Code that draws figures
============================================================
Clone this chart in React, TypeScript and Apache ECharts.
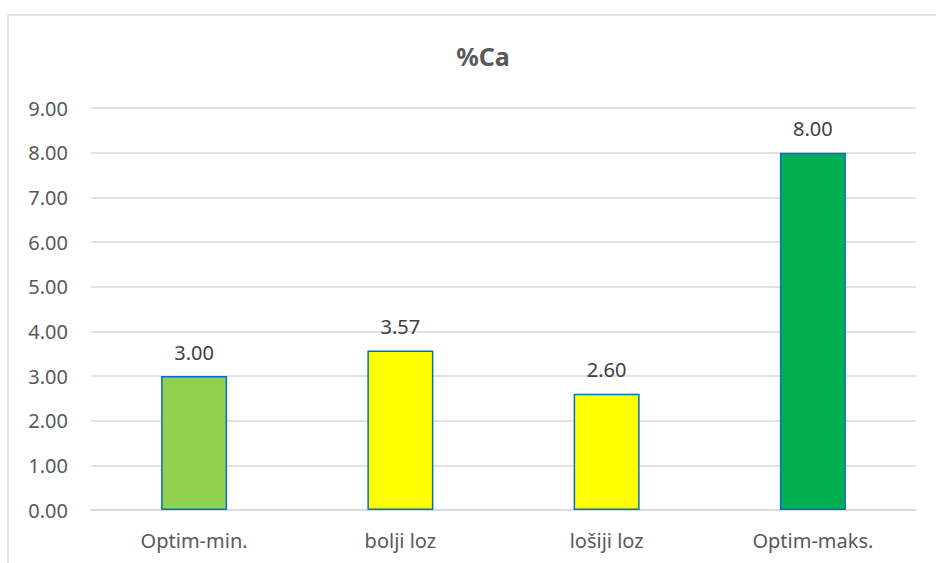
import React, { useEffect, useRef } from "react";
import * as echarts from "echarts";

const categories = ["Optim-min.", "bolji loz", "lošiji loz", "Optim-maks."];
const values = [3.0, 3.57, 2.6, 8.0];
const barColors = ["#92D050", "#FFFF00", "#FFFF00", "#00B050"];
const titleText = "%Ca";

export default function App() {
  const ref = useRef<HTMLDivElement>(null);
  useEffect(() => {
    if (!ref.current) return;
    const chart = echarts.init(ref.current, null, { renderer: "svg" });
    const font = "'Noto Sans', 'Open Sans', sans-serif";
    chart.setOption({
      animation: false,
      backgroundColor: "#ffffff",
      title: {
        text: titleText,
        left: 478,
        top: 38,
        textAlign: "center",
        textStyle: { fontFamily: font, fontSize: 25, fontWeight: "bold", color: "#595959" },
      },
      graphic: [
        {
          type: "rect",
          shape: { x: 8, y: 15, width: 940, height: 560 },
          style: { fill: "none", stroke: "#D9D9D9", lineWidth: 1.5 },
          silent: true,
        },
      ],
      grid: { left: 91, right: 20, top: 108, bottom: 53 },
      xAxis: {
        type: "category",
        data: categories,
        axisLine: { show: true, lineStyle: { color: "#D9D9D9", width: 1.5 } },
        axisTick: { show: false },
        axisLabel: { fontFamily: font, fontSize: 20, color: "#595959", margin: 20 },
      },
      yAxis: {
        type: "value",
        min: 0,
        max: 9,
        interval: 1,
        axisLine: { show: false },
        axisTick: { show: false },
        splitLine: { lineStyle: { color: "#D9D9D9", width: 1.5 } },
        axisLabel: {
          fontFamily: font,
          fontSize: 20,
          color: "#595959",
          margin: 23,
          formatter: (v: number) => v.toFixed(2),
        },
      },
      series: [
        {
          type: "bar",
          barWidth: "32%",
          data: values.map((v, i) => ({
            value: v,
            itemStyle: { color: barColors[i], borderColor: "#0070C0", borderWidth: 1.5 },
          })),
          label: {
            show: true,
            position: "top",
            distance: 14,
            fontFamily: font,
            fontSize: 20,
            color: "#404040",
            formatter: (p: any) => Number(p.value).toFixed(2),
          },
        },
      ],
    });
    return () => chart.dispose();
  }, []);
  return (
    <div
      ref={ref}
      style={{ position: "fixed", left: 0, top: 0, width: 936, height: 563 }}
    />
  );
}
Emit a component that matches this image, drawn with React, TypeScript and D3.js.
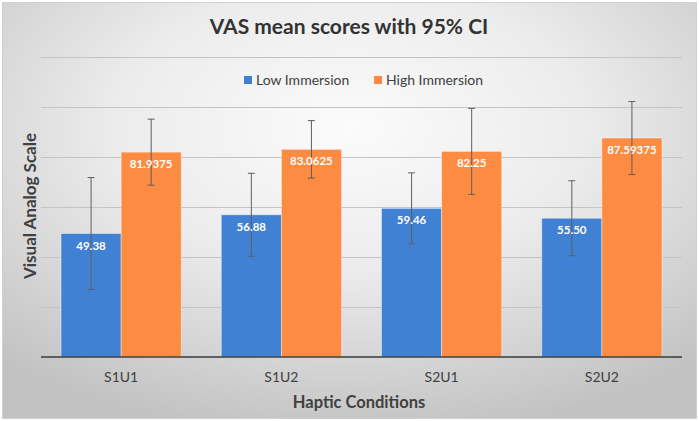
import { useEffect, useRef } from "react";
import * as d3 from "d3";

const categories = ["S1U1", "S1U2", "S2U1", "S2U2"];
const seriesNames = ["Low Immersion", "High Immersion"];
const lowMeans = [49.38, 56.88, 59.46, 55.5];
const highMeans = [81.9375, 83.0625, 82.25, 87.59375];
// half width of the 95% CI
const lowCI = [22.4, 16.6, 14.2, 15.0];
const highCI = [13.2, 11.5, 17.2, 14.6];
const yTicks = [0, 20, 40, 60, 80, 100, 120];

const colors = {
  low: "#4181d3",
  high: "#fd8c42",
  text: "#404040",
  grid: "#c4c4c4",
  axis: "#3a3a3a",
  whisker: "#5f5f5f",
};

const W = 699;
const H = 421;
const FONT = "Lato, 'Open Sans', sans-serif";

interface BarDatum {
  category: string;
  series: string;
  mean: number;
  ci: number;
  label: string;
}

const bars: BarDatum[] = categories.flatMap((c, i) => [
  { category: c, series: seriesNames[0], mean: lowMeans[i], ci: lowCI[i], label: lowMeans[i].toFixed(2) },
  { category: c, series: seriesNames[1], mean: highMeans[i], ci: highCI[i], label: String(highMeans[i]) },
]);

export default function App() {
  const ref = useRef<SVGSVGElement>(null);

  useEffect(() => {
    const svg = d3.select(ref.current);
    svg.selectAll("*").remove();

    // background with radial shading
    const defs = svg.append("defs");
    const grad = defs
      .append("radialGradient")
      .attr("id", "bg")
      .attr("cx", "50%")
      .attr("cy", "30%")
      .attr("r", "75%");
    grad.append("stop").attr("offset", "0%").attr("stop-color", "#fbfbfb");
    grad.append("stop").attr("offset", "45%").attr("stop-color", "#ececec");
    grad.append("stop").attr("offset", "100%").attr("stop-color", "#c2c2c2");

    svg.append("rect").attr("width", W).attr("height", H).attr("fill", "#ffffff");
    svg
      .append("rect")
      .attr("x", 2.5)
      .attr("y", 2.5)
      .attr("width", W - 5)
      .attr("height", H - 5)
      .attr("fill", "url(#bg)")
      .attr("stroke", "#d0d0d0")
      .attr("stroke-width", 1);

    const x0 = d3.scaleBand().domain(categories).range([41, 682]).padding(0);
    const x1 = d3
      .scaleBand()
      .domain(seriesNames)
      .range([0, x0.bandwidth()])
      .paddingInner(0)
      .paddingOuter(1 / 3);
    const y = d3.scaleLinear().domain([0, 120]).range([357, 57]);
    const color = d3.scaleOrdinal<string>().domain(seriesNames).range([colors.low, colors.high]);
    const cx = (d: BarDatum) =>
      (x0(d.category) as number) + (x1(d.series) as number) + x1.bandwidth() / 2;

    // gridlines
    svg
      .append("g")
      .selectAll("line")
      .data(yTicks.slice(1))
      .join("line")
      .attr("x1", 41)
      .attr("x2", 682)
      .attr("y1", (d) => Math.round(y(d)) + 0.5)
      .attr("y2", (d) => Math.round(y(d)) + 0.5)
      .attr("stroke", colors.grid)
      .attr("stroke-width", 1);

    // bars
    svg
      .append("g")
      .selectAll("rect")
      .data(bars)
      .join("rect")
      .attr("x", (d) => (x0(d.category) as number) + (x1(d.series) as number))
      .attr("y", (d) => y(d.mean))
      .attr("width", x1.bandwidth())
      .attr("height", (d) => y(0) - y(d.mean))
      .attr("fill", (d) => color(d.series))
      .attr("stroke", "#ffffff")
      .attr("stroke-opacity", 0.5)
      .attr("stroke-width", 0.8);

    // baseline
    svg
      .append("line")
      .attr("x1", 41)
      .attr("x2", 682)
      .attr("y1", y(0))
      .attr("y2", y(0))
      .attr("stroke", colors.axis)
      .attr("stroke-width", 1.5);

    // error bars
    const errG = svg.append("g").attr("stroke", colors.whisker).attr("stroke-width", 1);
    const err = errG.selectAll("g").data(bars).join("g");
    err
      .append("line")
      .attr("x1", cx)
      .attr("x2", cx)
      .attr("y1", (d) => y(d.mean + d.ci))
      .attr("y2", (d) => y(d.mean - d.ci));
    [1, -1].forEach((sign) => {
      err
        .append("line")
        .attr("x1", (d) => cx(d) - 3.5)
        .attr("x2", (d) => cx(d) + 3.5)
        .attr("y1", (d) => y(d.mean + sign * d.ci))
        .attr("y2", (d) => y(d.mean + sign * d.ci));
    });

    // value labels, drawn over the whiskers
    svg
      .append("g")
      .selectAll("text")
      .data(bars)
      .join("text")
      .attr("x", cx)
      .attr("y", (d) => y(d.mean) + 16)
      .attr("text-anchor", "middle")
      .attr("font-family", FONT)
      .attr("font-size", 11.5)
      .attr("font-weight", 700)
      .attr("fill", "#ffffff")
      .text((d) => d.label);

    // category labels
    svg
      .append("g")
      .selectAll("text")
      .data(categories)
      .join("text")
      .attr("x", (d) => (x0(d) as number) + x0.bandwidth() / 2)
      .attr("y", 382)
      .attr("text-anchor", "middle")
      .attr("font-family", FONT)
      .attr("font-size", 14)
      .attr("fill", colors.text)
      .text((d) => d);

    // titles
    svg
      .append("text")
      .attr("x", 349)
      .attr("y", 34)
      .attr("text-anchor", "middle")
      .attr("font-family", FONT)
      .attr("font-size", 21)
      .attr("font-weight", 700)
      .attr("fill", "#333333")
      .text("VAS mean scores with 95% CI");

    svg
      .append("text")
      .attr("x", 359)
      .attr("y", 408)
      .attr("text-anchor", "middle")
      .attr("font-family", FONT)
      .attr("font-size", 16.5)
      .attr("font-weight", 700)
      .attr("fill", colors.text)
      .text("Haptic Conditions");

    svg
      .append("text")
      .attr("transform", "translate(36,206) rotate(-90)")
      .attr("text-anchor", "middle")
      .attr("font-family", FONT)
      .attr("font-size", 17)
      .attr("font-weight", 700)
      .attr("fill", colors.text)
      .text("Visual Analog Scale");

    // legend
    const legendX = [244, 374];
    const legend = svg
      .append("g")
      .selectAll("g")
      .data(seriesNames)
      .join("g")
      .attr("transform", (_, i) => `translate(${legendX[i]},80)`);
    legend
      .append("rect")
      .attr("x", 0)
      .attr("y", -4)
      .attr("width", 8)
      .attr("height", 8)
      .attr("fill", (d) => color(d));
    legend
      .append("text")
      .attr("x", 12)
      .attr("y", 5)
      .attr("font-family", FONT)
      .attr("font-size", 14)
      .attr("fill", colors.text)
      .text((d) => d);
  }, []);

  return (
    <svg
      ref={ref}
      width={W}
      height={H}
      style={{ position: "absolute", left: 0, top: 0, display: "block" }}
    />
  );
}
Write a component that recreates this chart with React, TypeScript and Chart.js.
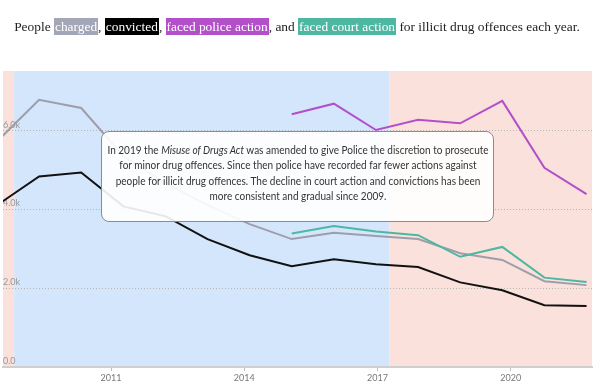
============================================================
• [INSTRUCTIONS TO FOLLOW]: Figure out how many lines above include the string "with", then report that number and nothing else.

• [FULL RESPONSE]: 4